Organizing hundreds of pages of CDT maps
Organizing hundreds of pages of CDT maps.

It was clear, by late-December 2015, that hiking the entire CDT was the right thing for me to do!  When the hundreds of pages of CDT maps arrived at home, it felt like a certainty that I would walk the trail drawn on the hundreds of pages of topo-maps.  Hiking north from southern New Mexico through Glacier National Park in Montana is the right direction for me in 2016!

I invite you to follow my blog at www.elkpass.com.  You can register to be notified by e-mail when I have news about the journey, before I depart from the Mexico border and while I am really walking!

Deciding to hike the CDT

It was 20 years ago, in 1996, when I hiked the Pacific Crest Trail. Ever since, I have longed to hike the Continental Divide Trail. At 61 years old, I figured I would work for a few more years and start a thru-hike of the CDT in 2019. A slightly unexpected event created the opportunity to change my thinking. On November 17 was told by my employer of eleven years that my job was eliminated. This news never really angered me. I benefited from eleven years of good income, challenging work, and travel to far flung places around the world to do my job: Europe, Brazil, Peru, Chile, Australia, South Africa (and I could go on about specific cities and added time to hike and explore, but not right now).

Roger on the CDT in 2015
Roger on the CDT in the San Juan Mountains in 2015.

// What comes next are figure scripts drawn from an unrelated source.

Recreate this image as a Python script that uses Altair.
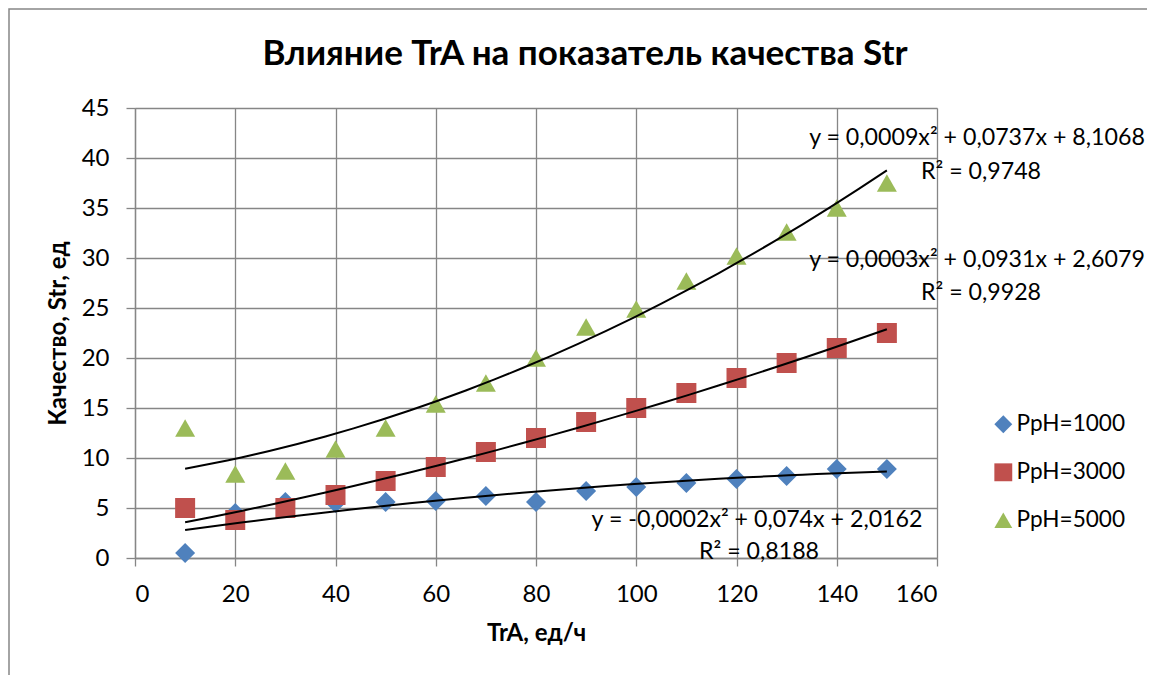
import altair as alt
import pandas as pd

# ---- data ----
tra = [10, 20, 30, 40, 50, 60, 70, 80, 90, 100, 110, 120, 130, 140, 150]
ph1000 = [0.5, 4.5, 5.6, 5.5, 5.6, 5.7, 6.2, 5.6, 6.7, 7.1, 7.5, 7.9, 8.2, 8.9, 8.9]
ph3000 = [5.0, 3.8, 5.0, 6.3, 7.7, 9.1, 10.6, 12.0, 13.6, 15.0, 16.5, 18.0, 19.5, 21.0, 22.5]
ph5000 = [13.0, 8.4, 8.7, 10.9, 13.0, 15.4, 17.5, 20.0, 23.1, 24.9, 27.7, 30.2, 32.6, 35.0, 37.5]
series_names = ["PpH=1000", "PpH=3000", "PpH=5000"]
series_colors = ["#4F81BD", "#C0504D", "#9BBB59"]
series_shapes = ["diamond", "square", "triangle-up"]
x_ticks = [0, 20, 40, 60, 80, 100, 120, 140, 160]
y_ticks = [0, 5, 10, 15, 20, 25, 30, 35, 40, 45]

title_text = "Влияние TrA на показатель качества Str"
x_title = "TrA, ед/ч"
y_title = "Качество, Str, ед"
eq_texts = [
    ("y = 0,0009x² + 0,0737x + 8,1068", "R² = 0,9748"),
    ("y = 0,0003x² + 0,0931x + 2,6079", "R² = 0,9928"),
    ("y = -0,0002x² + 0,074x + 2,0162", "R² = 0,8188"),
]

rows = []
for name, vals in zip(series_names, [ph1000, ph3000, ph5000]):
    for xv, yv in zip(tra, vals):
        rows.append({"TrA": xv, "Str": yv, "series": name})
df = pd.DataFrame(rows)

FONT = "Lato"
GRID = "#868686"

xs = alt.Scale(domain=[0, 160], nice=False)
ys = alt.Scale(domain=[0, 45], nice=False)

leg = alt.Legend(title=None, orient="none", legendX=857, legendY=305,
                 labelFontSize=22.6, labelFont=FONT, labelColor="black",
                 symbolSize=320, symbolStrokeWidth=0, rowPadding=25,
                 labelOffset=2, padding=0)

points = alt.Chart(df).mark_point(filled=True, size=400, opacity=1, strokeWidth=0).encode(
    x=alt.X("TrA:Q", scale=xs, axis=alt.Axis(
        values=x_ticks, title=x_title, grid=True, gridColor=GRID, gridWidth=1.3,
        domainColor=GRID, domainWidth=1.3, tickColor=GRID, tickWidth=1.3, tickSize=8,
        labelFontSize=24, labelColor="black", labelPadding=16, labelFont=FONT,
        titleFont=FONT, titleFontSize=24, titleFontWeight="bold", titleColor="black",
        titleX=401, titleY=75, titleBaseline="middle", titleAlign="center")),
    y=alt.Y("Str:Q", scale=ys, axis=alt.Axis(
        values=y_ticks, title=y_title, grid=True, gridColor=GRID, gridWidth=1.3,
        domainColor=GRID, domainWidth=1.3, tickColor=GRID, tickWidth=1.3, tickSize=9,
        labelFontSize=24, labelColor="black", labelPadding=17, labelFont=FONT,
        titleFont=FONT, titleFontSize=24, titleFontWeight="bold", titleColor="black",
        titleX=-77, titleY=225, titleBaseline="middle", titleAlign="center", titleAngle=-90)),
    color=alt.Color("series:N", scale=alt.Scale(domain=series_names, range=series_colors),
                    legend=leg),
    shape=alt.Shape("series:N", scale=alt.Scale(domain=series_names, range=series_shapes),
                    legend=leg),
)

trend = alt.Chart(df).transform_regression(
    "TrA", "Str", method="poly", order=2, groupby=["series"]
).mark_line(color="black", strokeWidth=2).encode(
    x=alt.X("TrA:Q", scale=xs),
    y=alt.Y("Str:Q", scale=ys),
    detail="series:N",
)

one = pd.DataFrame({"k": [0]})


def label(text, px, py, size=23.2, weight="normal", baseline="middle"):
    return alt.Chart(one).mark_text(
        text=text, font=FONT, fontSize=size, fontWeight=weight, color="black",
        align="center", baseline=baseline
    ).encode(x=alt.value(px), y=alt.value(py))


border = alt.Chart(one).mark_rect(fill=None, stroke=GRID, strokeWidth=1.5).encode(
    x=alt.value(-126), x2=alt.value(1200), y=alt.value(-99), y2=alt.value(700)
)

labels = [
    label(title_text, 450, -43, size=35, weight="bold", baseline="alphabetic"),
    label(eq_texts[0][0], 842, 30), label(eq_texts[0][1], 846, 64),
    label(eq_texts[1][0], 842, 152), label(eq_texts[1][1], 846, 185),
    label(eq_texts[2][0], 622, 412), label(eq_texts[2][1], 624, 444),
]

chart = alt.layer(border, points, trend, *labels).properties(
    width=802, height=450,
    autosize=alt.AutoSizeParams(type="none"),
    padding={"left": 127, "top": 100, "right": 210, "bottom": 117},
    background="white",
).configure_view(strokeWidth=0).configure(font=FONT)

chart.save("out.html", embed_options={"renderer": "svg", "actions": False})
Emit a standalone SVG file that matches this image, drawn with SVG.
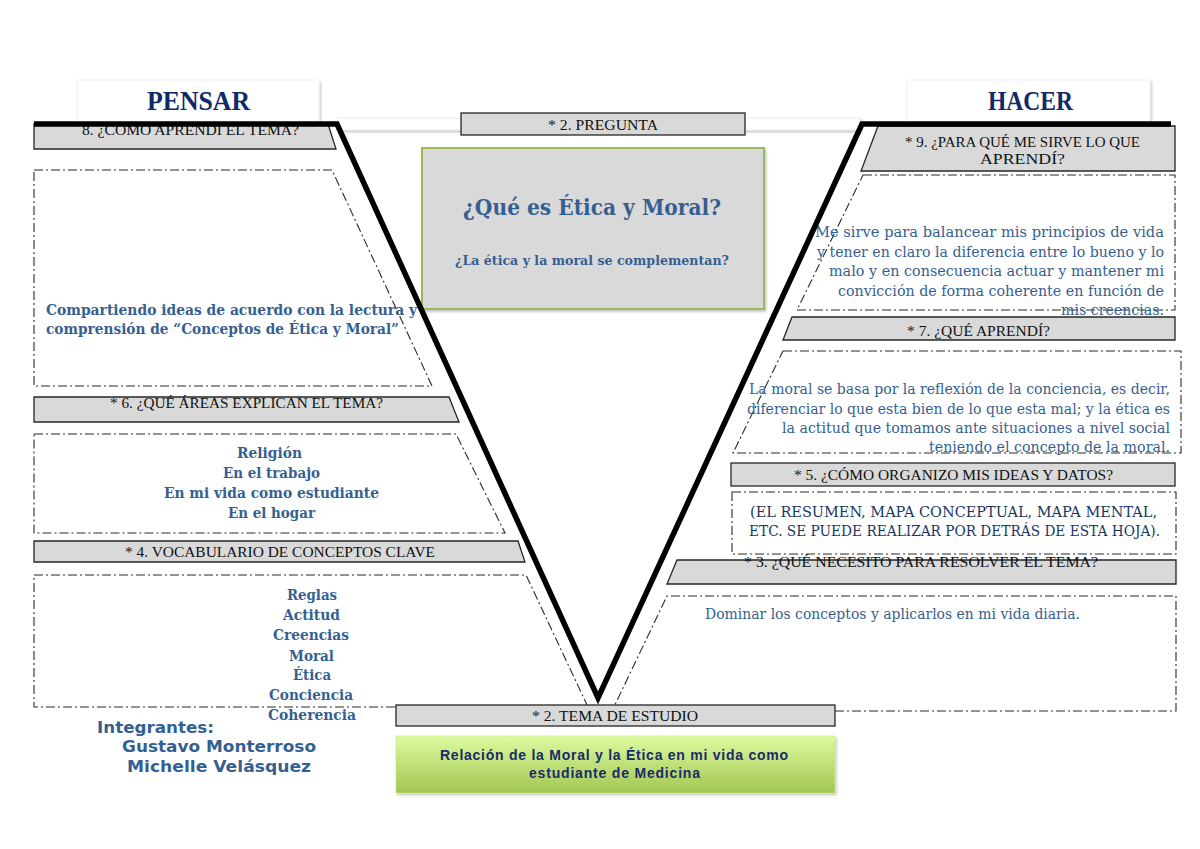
<svg xmlns="http://www.w3.org/2000/svg" width="1200" height="849" viewBox="0 0 1200 849">
<defs>
<filter id="sh" x="-5%" y="-20%" width="110%" height="150%"><feDropShadow dx="1.5" dy="2" stdDeviation="1.2" flood-color="#000" flood-opacity="0.22"/></filter>
<linearGradient id="gg" x1="0" y1="0" x2="0" y2="1"><stop offset="0" stop-color="#dcfa9f"/><stop offset="1" stop-color="#a3c752"/></linearGradient>
<style>
.hdr{font-family:"Liberation Serif",serif;font-weight:bold;font-size:28px;fill:#0f2a66}
.lbl{font-family:"Liberation Serif",serif;font-size:15px;fill:#111}
.bb{font-family:"DejaVu Serif","Liberation Serif",serif;font-weight:bold;font-size:14px;fill:#365f91}
.bt{font-family:"DejaVu Serif","Liberation Serif",serif;font-size:14px;fill:#365f91}
.nv{font-family:"DejaVu Serif","Liberation Serif",serif;font-size:14px;fill:#17375e}
.sans{font-family:"DejaVu Sans",sans-serif;font-weight:bold;font-size:15px;fill:#365f91}
.gt{font-family:"Liberation Sans",Arial,sans-serif;font-weight:bold;font-size:14px;fill:#1a2a6c}
.dash{fill:none;stroke:#2a2a2a;stroke-width:1.1;stroke-dasharray:9 3 2 3}
.gbox{fill:#d9d9d9;stroke:#262626;stroke-width:1.3}
</style>
</defs>
<rect width="1200" height="849" fill="#fff"/>

<g id="headers">
<rect x="338" y="118" width="522" height="12" fill="#fff" stroke="#e6e6e6" stroke-width="0.8" filter="url(#sh)"/>
<rect x="77" y="80" width="242" height="44" fill="#fff" stroke="#eeeeee" stroke-width="0.8" filter="url(#sh)"/>
<text class="hdr" x="147" y="110" textLength="103" lengthAdjust="spacingAndGlyphs">PENSAR</text>
<rect x="907" y="80" width="243" height="44" fill="#fff" stroke="#eeeeee" stroke-width="0.8" filter="url(#sh)"/>
<text class="hdr" x="988" y="110" textLength="85" lengthAdjust="spacingAndGlyphs">HACER</text>
</g>

<g id="pregunta">
<rect class="gbox" x="461" y="113" width="284" height="22"/>
<text class="lbl" x="548" y="130" textLength="110" lengthAdjust="spacingAndGlyphs">* 2. PREGUNTA</text>
<rect x="422" y="148" width="342" height="161" fill="#d9d9d9" stroke="#9bbb59" stroke-width="2" filter="url(#sh)"/>
<text class="bb" style="font-size:22px" x="463" y="215" textLength="258" lengthAdjust="spacingAndGlyphs">¿Qué es Ética y Moral?</text>
<text class="bb" style="font-size:12.5px" x="455" y="265" textLength="274" lengthAdjust="spacingAndGlyphs">¿La ética y la moral se complementan?</text>
</g>

<g id="q8">
<polygon class="gbox" points="34,124 328,124 336,149 34,149"/>
<text class="lbl" x="82" y="135" textLength="217" lengthAdjust="spacingAndGlyphs">8. ¿CÓMO APRENDÍ EL TEMA?</text>
<polygon class="dash" points="34,170 332,170 432,386 34,386"/>
<text class="bb" x="46" y="315" textLength="371" lengthAdjust="spacingAndGlyphs">Compartiendo ideas de acuerdo con la lectura y</text>
<text class="bb" x="46" y="334" textLength="353" lengthAdjust="spacingAndGlyphs">comprensión de “Conceptos de Ética y Moral”</text>
</g>

<g id="q6">
<polygon class="gbox" points="34,397 449,397 459,422 34,422"/>
<text class="lbl" x="110" y="408" textLength="273" lengthAdjust="spacingAndGlyphs">* 6. ¿QUÉ ÁREAS EXPLICAN EL TEMA?</text>
<polygon class="dash" points="34,434 456,434 505,533 34,533"/>
<text class="bb" x="237" y="458" textLength="65" lengthAdjust="spacingAndGlyphs">Religión</text>
<text class="bb" x="223" y="478" textLength="97" lengthAdjust="spacingAndGlyphs">En el trabajo</text>
<text class="bb" x="164" y="498" textLength="215" lengthAdjust="spacingAndGlyphs">En mi vida como estudiante</text>
<text class="bb" x="228" y="518" textLength="87" lengthAdjust="spacingAndGlyphs">En el hogar</text>
</g>

<g id="q4">
<polygon class="gbox" points="34,541 518,541 525,562 34,562"/>
<text class="lbl" x="125" y="557" textLength="310" lengthAdjust="spacingAndGlyphs">* 4. VOCABULARIO DE CONCEPTOS CLAVE</text>
<polygon class="dash" points="395,707 34,707 34,575 526,575 588,707"/>
<text class="bb" x="287" y="600" textLength="50" lengthAdjust="spacingAndGlyphs">Reglas</text>
<text class="bb" x="283" y="620" textLength="57" lengthAdjust="spacingAndGlyphs">Actitud</text>
<text class="bb" x="273" y="640" textLength="76" lengthAdjust="spacingAndGlyphs">Creencias</text>
<text class="bb" x="289" y="661" textLength="45" lengthAdjust="spacingAndGlyphs">Moral</text>
<text class="bb" x="293" y="680" textLength="38" lengthAdjust="spacingAndGlyphs">Ética</text>
<text class="bb" x="269" y="700" textLength="84" lengthAdjust="spacingAndGlyphs">Conciencia</text>
<text class="bb" x="268" y="720" textLength="88" lengthAdjust="spacingAndGlyphs">Coherencia</text>
</g>

<g id="integrantes">
<text class="sans" x="97" y="733" textLength="117" lengthAdjust="spacingAndGlyphs">Integrantes:</text>
<text class="sans" x="122" y="752" textLength="194" lengthAdjust="spacingAndGlyphs">Gustavo Monterroso</text>
<text class="sans" x="127" y="772" textLength="184" lengthAdjust="spacingAndGlyphs">Michelle Velásquez</text>
</g>

<g id="q9">
<polygon class="gbox" points="878,126 1175,126 1175,171 861,171"/>
<text class="lbl" x="905" y="147" textLength="235" lengthAdjust="spacingAndGlyphs">* 9. ¿PARA QUÉ ME SIRVE LO QUE</text>
<text class="lbl" x="980" y="164" textLength="85" lengthAdjust="spacingAndGlyphs">APRENDÍ?</text>
<polygon class="dash" points="863,175 1175,175 1175,310 797,310"/>
<text class="bt" x="815" y="237" textLength="349" lengthAdjust="spacingAndGlyphs">Me sirve para balancear mis principios de vida</text>
<text class="bt" x="817" y="257" textLength="347" lengthAdjust="spacingAndGlyphs">y tener en claro la diferencia entre lo bueno y lo</text>
<text class="bt" x="829" y="276" textLength="335" lengthAdjust="spacingAndGlyphs">malo y en consecuencia actuar y mantener mi</text>
<text class="bt" x="838" y="296" textLength="326" lengthAdjust="spacingAndGlyphs">convicción de forma coherente en función de</text>
<text class="bt" x="1061" y="315" textLength="103" lengthAdjust="spacingAndGlyphs">mis creencias.</text>
</g>

<g id="q7">
<polygon class="gbox" points="792,317 1175,317 1175,340 783,340"/>
<text class="lbl" x="907" y="336" textLength="143" lengthAdjust="spacingAndGlyphs">* 7. ¿QUÉ APRENDÍ?</text>
<polygon class="dash" points="783,351 1181,351 1181,453 733,453"/>
<text class="bt" x="749" y="394" textLength="421" lengthAdjust="spacingAndGlyphs">La moral se basa por la reflexión de la conciencia, es decir,</text>
<text class="bt" x="747" y="414" textLength="423" lengthAdjust="spacingAndGlyphs">diferenciar lo que esta bien de lo que esta mal; y la ética es</text>
<text class="bt" x="782" y="433" textLength="388" lengthAdjust="spacingAndGlyphs">la actitud que tomamos ante situaciones a nivel social</text>
<text class="bt" x="929" y="452" textLength="241" lengthAdjust="spacingAndGlyphs">teniendo el concepto de la moral.</text>
</g>

<g id="q5">
<rect class="gbox" x="731" y="463" width="444" height="23"/>
<text class="lbl" x="794" y="480" textLength="319" lengthAdjust="spacingAndGlyphs">* 5. ¿CÓMO ORGANIZO MIS IDEAS Y DATOS?</text>
<rect class="dash" x="732" y="492" width="444" height="62"/>
<text class="nv" x="750" y="517" textLength="407" lengthAdjust="spacingAndGlyphs">(EL RESUMEN, MAPA CONCEPTUAL, MAPA MENTAL,</text>
<text class="nv" x="749" y="536" textLength="411" lengthAdjust="spacingAndGlyphs">ETC. SE PUEDE REALIZAR POR DETRÁS DE ESTA HOJA).</text>
</g>

<g id="q3">
<polygon class="gbox" points="677,560 1176,560 1176,584 667,584"/>
<text class="lbl" x="744" y="567" textLength="354" lengthAdjust="spacingAndGlyphs">* 3. ¿QUÉ NECESITO PARA RESOLVER EL TEMA?</text>
<polygon class="dash" points="835,711 1176,711 1176,596 667,596 612,711"/>
<text class="bt" x="705" y="619" textLength="375" lengthAdjust="spacingAndGlyphs">Dominar los conceptos y aplicarlos en mi vida diaria.</text>
</g>

<g id="tema">
<rect class="gbox" x="396" y="705" width="439" height="21"/>
<text class="lbl" x="532" y="721" textLength="166" lengthAdjust="spacingAndGlyphs">* 2. TEMA DE ESTUDIO</text>
<rect x="396" y="736" width="439" height="57" fill="url(#gg)" stroke="#c5e08a" stroke-width="0.6" filter="url(#sh)"/>
<text class="gt" x="440" y="760" textLength="348" lengthAdjust="spacing">Relación de la Moral y la Ética en mi vida como</text>
<text class="gt" x="529" y="778" textLength="171" lengthAdjust="spacing">estudiante de Medicina</text>
</g>

<g id="connectors">
<polyline points="34,124 337,124 598,698 862,124 1171,124" fill="none" stroke="#000" stroke-width="5.5" stroke-linejoin="miter" stroke-miterlimit="10"/>
</g>
</svg>
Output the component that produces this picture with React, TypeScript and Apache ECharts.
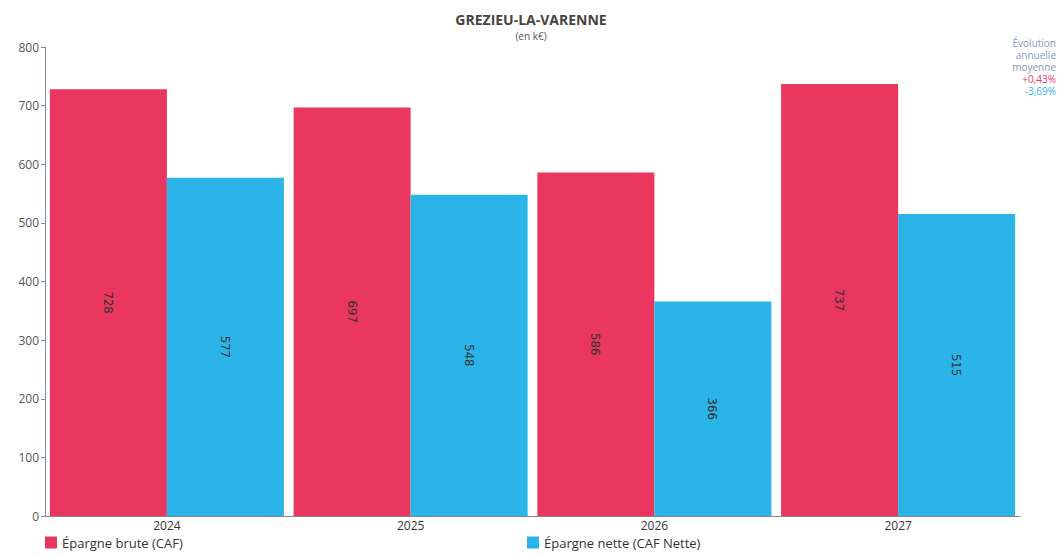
import React, { useEffect, useRef } from "react";
import * as echarts from "echarts";

const years = ["2024", "2025", "2026", "2027"];
const brute = [728, 697, 586, 737];
const nette = [577, 548, 366, 515];
const yTicks = { min: 0, max: 800, interval: 100 };
const evoLabel = ["Évolution", "annuelle", "moyenne"];
const evoBrute = "+0,43%";
const evoNette = "-3,69%";

const RED = "#E9375F";
const BLUE = "#2BB4E8";
const FONT = "'Open Sans', 'Noto Sans', sans-serif";

export default function App() {
  const ref = useRef<HTMLDivElement>(null);
  useEffect(() => {
    if (!ref.current) return;
    const chart = echarts.init(ref.current, null, { renderer: "svg" });
    const label = {
      show: true,
      position: "inside" as const,
      rotate: -90,
      color: "#333",
      fontSize: 13,
      fontFamily: "'DejaVu Sans Condensed', 'Liberation Sans Narrow', sans-serif",
    };
    const evoLines = [
      { text: evoLabel[0], fill: "#8a9ab5", top: 38 },
      { text: evoLabel[1], fill: "#8a9ab5", top: 50 },
      { text: evoLabel[2], fill: "#8a9ab5", top: 62 },
      { text: evoBrute, fill: RED, top: 74 },
      { text: evoNette, fill: BLUE, top: 86 },
    ];
    chart.setOption({
      animation: false,
      backgroundColor: "#fff",
      textStyle: { fontFamily: FONT },
      title: {
        text: "GREZIEU-LA-VARENNE",
        subtext: "(en k€)",
        left: "center",
        top: 6,
        itemGap: 3,
        textStyle: { fontSize: 14, fontWeight: "bold", color: "#444", fontFamily: FONT, lineHeight: 16 },
        subtextStyle: { fontSize: 10, color: "#555", fontFamily: FONT, lineHeight: 11 },
      },
      graphic: evoLines.map((l) => ({
        type: "text",
        right: 6,
        top: l.top,
        style: { text: l.text, fill: l.fill, font: `10px ${FONT}`, align: "right" },
      })),
      legend: [
        {
          data: ["Épargne brute (CAF)"],
          left: 40,
          bottom: 2,
          itemWidth: 12,
          itemHeight: 12,
          icon: "rect",
          textStyle: { fontSize: 13, color: "#333", fontFamily: FONT },
        },
        {
          data: ["Épargne nette (CAF Nette)"],
          left: 522,
          bottom: 2,
          itemWidth: 12,
          itemHeight: 12,
          icon: "rect",
          textStyle: { fontSize: 13, color: "#333", fontFamily: FONT },
        },
      ],
      grid: { left: 45, right: 42, top: 47, bottom: 40, containLabel: false },
      xAxis: {
        type: "category",
        data: years,
        axisLine: { show: true, lineStyle: { color: "#888" } },
        axisTick: { show: false },
        axisLabel: { color: "#333", fontSize: 12, margin: 3 },
      },
      yAxis: {
        type: "value",
        min: yTicks.min,
        max: yTicks.max,
        interval: yTicks.interval,
        axisLine: { show: true, lineStyle: { color: "#7a8ea8" } },
        axisTick: { show: true, length: 4, lineStyle: { color: "#7a8ea8" } },
        splitLine: { show: false },
        axisLabel: { color: "#555", fontSize: 12, margin: 6 },
      },
      series: [
        {
          name: "Épargne brute (CAF)",
          type: "bar",
          data: brute,
          itemStyle: { color: RED },
          barGap: "0%",
          barCategoryGap: "4%",
          label,
        },
        {
          name: "Épargne nette (CAF Nette)",
          type: "bar",
          data: nette,
          itemStyle: { color: BLUE },
          barGap: "0%",
          barCategoryGap: "4%",
          label,
        },
      ],
    });
    return () => chart.dispose();
  }, []);
  return <div ref={ref} style={{ width: 1062, height: 556, position: "fixed", left: 0, top: 0 }} />;
}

A week after I was told of the need to look for new “opportunities”, my wife Cindy suggested that I hike the CDT in 2016.  Wow!  That was a revelation for me because hike the CDT is the real opportunity my job loss gave me.

My former employer was kind enough to ask me back on a temporary basis to work until I leave for the hike, and of course I said, “yes”.  Many of my former colleagues asked me if I would be blogging during the hike, and again I said, “yes”.

This is my first post here, and I will add more posts as I get ready for the start of the hike, which I expect to be April 18.